JAKARTA - Kementerian Hukum dan Hak Asasi Manusia (Kemekumham) dinilai lalai dan teledor dalam kasus terbakarnya Lembaga Pemasyarakatan Kelas 1 Tangerang pada pukul 01.45 WIB, Rabu (8/9) dinihari, yang menyebabkan 41 warga binaan tewas dan puluhan lainnya terluka.

Sekretaris Badan Pengurus Institute for Criminal Justice Reform (ICJR), Anggara, yang diminta pendapatnya mengatakan Kemenkumham harus mengevaluasi sistem pengamanan di Lapas, mulai dari kapasitas dan pentingnya segera mengatur mitigasi bencana saat muncul kejadian yang tidak terduga (force majeure).

Menurut Anggara, protokol penanganan kondisi bencana untuk Lapas hanya diatur dalam Permenkumham Nomor 33 Tahun 2015 tentang Pengamanan pada Lapas dan Rutan yang kemudian diturunkan dalam SOP Nomor AS.220.OT.02.02.201 tanggal 27 April 2016 tentang Penindakan Bencana Alam.

"Sementara UU Nomor 12 Tahun 1995 tentang Pemasyarakatan tidak diatur spesifik tentang mitigasi pemasyarakatan dalam keadaan darurat seperti bencana alam," kata Anggara.

Wacana menghadirkan pengaturan kondisi darurat bencana alam, paparnya, baru mengemuka dalam Rancangan UU Pemasyarakatan yang baru. Sesuai dengan prosedur kewenangan pengamanan Rutan dan Lapas dilimpahkan kepada Kalapas dan Karutan, yakni dengan kewenangan membentuk satuan tugas keamanan dan ketertiban yang mencakup pencegahan, penindakan, dan pemulihan.

"Penindakan dalam keadaan tertentu salah satunya dalam keadaan bencana alam, dikoordinasikan oleh Kalapas dan dilaksanakan tim tanggap darurat yang telah mendapatkan pelatihan dan peralatan," katanya.

Sedangkan Pasal 25 Permenkumham, lanjutnya, mengatur alur penindakan dalam keadaan bencana sampai dengan pemulihan, baik dengan sumber daya Lapas sendiri maupun dengan bantuan pihak eskternal. Dalam SOP Nomor AS.220.OT.02.02.20 diatur mengenai proses penindakan tersebut sampai dengan 50 jam setelah terjadinya bencana. Sayangnya, Permenkumham dan SOP tersebut tidak mengatur ketentuan apabila terdapat kemungkinan kaburnya penghuni Lapas.
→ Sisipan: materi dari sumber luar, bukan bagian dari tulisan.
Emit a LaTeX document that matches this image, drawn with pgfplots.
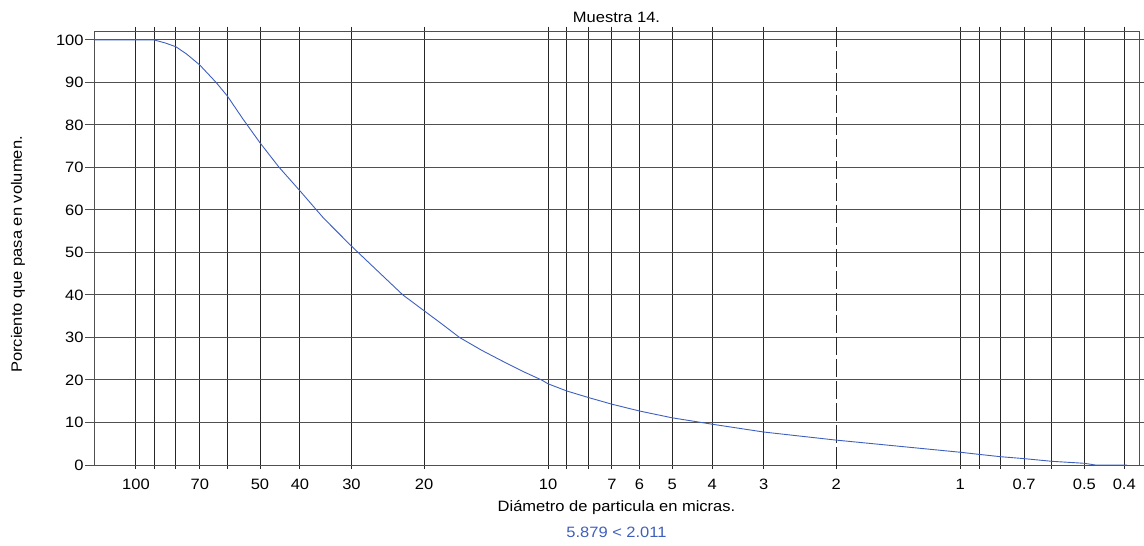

"Salah satu bentuk evakuasi yang diatur dalam Permenkumham maupun SOP adalah evakuasi ke Lapas atau Rutan lain di sekitar Lapas dan Rutan yang terkena dampak bencana," katanya.

Sementara itu, kebanyakan Lapas saat ini mengalami kelebihan penghuni sehingga overcrowded. Kondisi overcrowded itu memengaruhi kemampuan Lapas melakukan pengamanan, terutama saat keadaaan darurat. Akhirnya, pihak Lapas dalam tugas operasionalnya lebih fokus kepada penanganan yang overcrowded daripada mengatur dan mengoordinasikan protokol apabila terjadi bencana atau kondisi darurat.

Anggara mendesak Kemenkumham mengatur ulang tahapan penindakan dalam kondisi bencana karena Indonesia sering dilanda bencana.

Protokol Penindakan

Peneliti ICJR, Maidina Rahmawati, juga mendesak Kemenkumham segera mengatur protokol penindakan bencana alam secara komprehensif, termasuk mitigasi apabila terjadi masalah darurat di Lapas. Pemerintah harus serius menangani kondisi overcrowded Rutan dan Lapas karena berdampak sistemik, terutama saat terjadi bencana.

Secara terpisah, Menkumham Yasonna Laoly mengatakan dari 41 yang tewas dalam musibah itu, 39 orang warga Indonesia, satu orang warga negara Portugal, dan seorang lagi berkebangsaan Afrika Selatan. Sebagian besar dari korban meninggal adalah warga binaan karena kasus narkoba, hanya satu narapidana kasus pembunuhan dan satu lainnya narapidana terorisme.

Yasona mengakui, sejak dibangun pada 1972, Lapas tersebut belum pernah diperbaiki instalasi listriknya, padahal sudah dilakukan penambahan daya.